The government’s argument, as voiced by Dorsey on Friday, is a radical one. It evinces disdain for abortion rights and outright skepticism toward the constitutional rights of undocumented immigrants. The DOJ’s theory, which would eradicate the right to choose, is a flagrant distortion of the Supreme Court’s abortion jurisprudence. If the government can compel a woman to leave the country to get an abortion, then it can outlaw abortion within the United States altogether. Garza demonstrates this fact in stark terms: The Trump administration is forcing Doe either to birth a child she does not want or self-deport. To claim that the Constitution allows the imposition of this dilemma is to eradicate abortion rights altogether.

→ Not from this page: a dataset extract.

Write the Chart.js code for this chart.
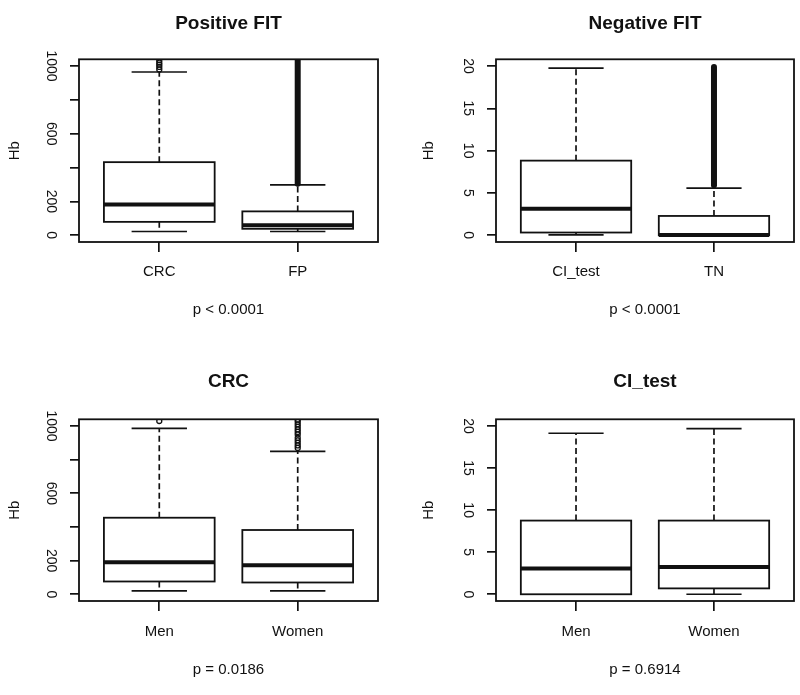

It’s difficult to predict how Friday’s panel will vote. Millett will surely favor Doe, but Kavanaugh and Henderson appeared to be on the fence. Henderson’s offhand comment revealing her aversion to abortion suggests she is leaning toward the government; Kavanaugh’s effort to nail down the fanciful sponsorship solution indicates a desperate desire for a compromise. While the possibility of a 2–1 vote against Doe is disturbing, the entire Garza affair has been darkly enlightening. In the past few weeks, we have learned that this administration does not believe undocumented minors have a genuine right to terminate an unwanted pregnancy. In fact, it isn’t even sure that undocumented immigrants count as people in the first place.